Our country was changed forever on Sept. 11, 2001, and in the fallout from the terrible events of that day there has been nothing glorious except the inspiring deeds of individuals in service to others.
What good we’ve seen has to do with the courage, selflessness and nobility of the victims of the attack and their families; the emergency responders; and the soldiers who fought and died for their comrades and their country.
Despite their example, we’ve not fared well as a nation. We’ve had two destabilizing, open-ended wars, one of them based on fallacies and delusions, the other given short shrift for years. They have caused more death and destruction and added billions to the national debt.

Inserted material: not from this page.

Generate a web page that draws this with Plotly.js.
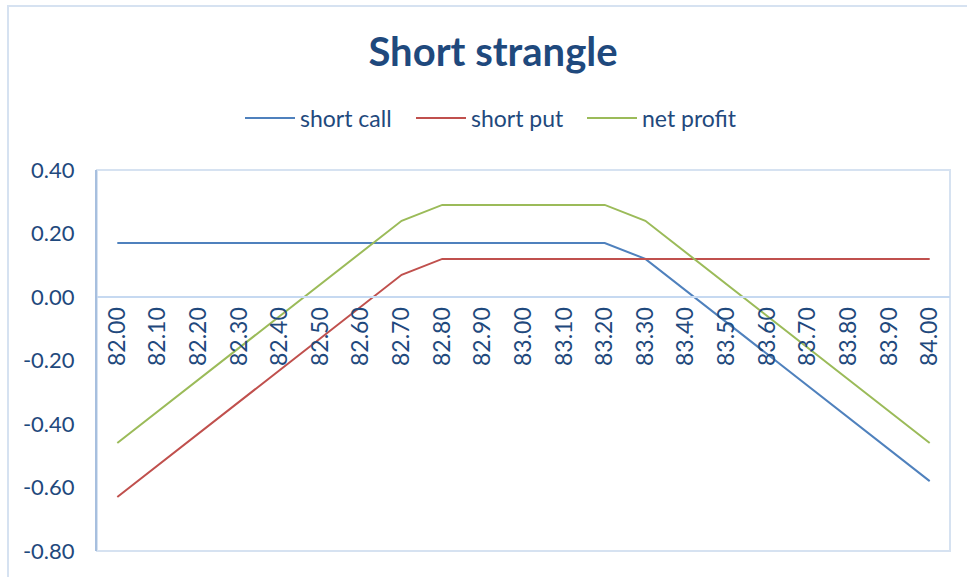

We’ve seen the creation of a Homeland Security bureaucracy that, among other things, has made airline travel a misery and required myriad make-work security steps of dubious merit but great cost.
We’ve seen government spy on its citizens, in violation of the law and the Constitution, all in the name of national defense. We’ve seen the Geneva Convention ignored and the definition of “torture” tortuously tweaked to serve a misguided intelligence-gathering policy based on coercion. We’ve seen the degradation not only of our enemies but ourselves in the Abu Ghraib prisoner abuse scandal.
We’ve seen a nearly frantic self-righteous intensity among those who consider government evil and unrestrained markets the holy grail and the answer to everything — despite all the evidence to the contrary. They reject science, they reject fact, they reject reality.
Our public schools are failing; our students aren’t learning what they need to know to understand the world and find a place in it.
The middle class is in decline, even as those with all the money yank the reins of power. It elected a president who promised change but won’t deliver because of the intractable forces lined up against him. The economy is broken; government doesn’t work. We’re in a hole. He’s the president so he’s to blame.
The goal of the 9/11 attackers was not only to kill people and destroy buildings. It was to throw us off.
As we remember Sept. 11, 2001, on this 11th anniversary, we must rethink who we are and where we’re headed as a country. We must remember the husbands and wives who said farewell in final phone calls; the firemen and police who died trying to save them; the passengers on Flight 93 who died to save the Capitol or White House; and the good soldiers who gave their all as the inspiration for a new sense of who we can be.
Only in our common humanity, and commitment to one another, is there hope for a brighter future.
Editor’s Note: A version of this editorial was published on Sept. 11, 2011, the 10th anniversary of the attacks.